首都圏には旧住宅公団により分譲された団地が点在しており、様々なニーズに対応できる住環境へ再生し、有効活用できるような取り組みが行われています。特に中層階段室型住宅は空き住戸や高齢者が多く、エレベーターの設置など、単純な修繕やリニューアルでは対応できない問題が発生しています。建物の老朽化や居住者の高齢化によって居住者が減り、修繕に必要な資金が集められないと、修繕や改修ができないまま建物がさらに劣化して、空き家が増加、スラム化が進む…という悪循環に陥ってしまいます。 基本理念として規定する改正地球温暖化対策推進法が成立しており、企業として二酸化炭素の排出量削減に向けて、あらゆる努力を行っていくことが求められています。

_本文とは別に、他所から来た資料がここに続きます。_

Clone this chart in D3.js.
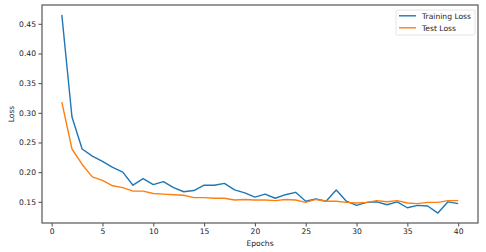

私たちは、そこをどうやって改善していくのか、真剣に考えなくてはいけないと思います。建築物は、時代や将来のライフスタイルの変化に対応できるよう、長く使えるように計画することが重要です。
修繕や取替えなどの必要性があるものに対してはあらかじめ未来の改修工事を想定し、環境負荷もコストも抑える工法で、建築物の機能を維持することが可能となります。
時代の変化に応じた大規模修繕、改修工事は今後ますます重要視され、当社が長年、改修工事専門で歩み培ってきた「長く使える仕様」「改修・メンテナンスのしやすさ」「資源のサステナブル化」などのノウハウを発揮する機会もさらに増えていくことが予想されます。

当社が誇るノウハウを受け継ぎ、さらに発展させていくためにも、今後若い人材の育成は欠かせないと考えています。昨今、建築業界の若者離れが問題視されていますが、その原因の一つとして、業務に創造性を感じられないことが問題ではないかと思います。古い建築物を生まれ変わらせ、若い世代の住人を呼び込み、建築物の長期的な魅力向上につなげていく。そのためには住まう人のライフスタイルや建物の機能、地域性など、あらゆる条件を加味しながら、構想を組み立て、発想をカタチにするクリエイティブな能力が必要です。当社における改修工事においても、未来を見据え、自社の社員の創造性を満たしながら、お客様の要望をプロとして提案してまいりたいと思います。
地球環境保全に寄与しながら、社会環境の変化にいち早く対応した提案型改修工事専門会社として、暮らしに関わるあらゆるご要望にお応えできるようめざしてまいります。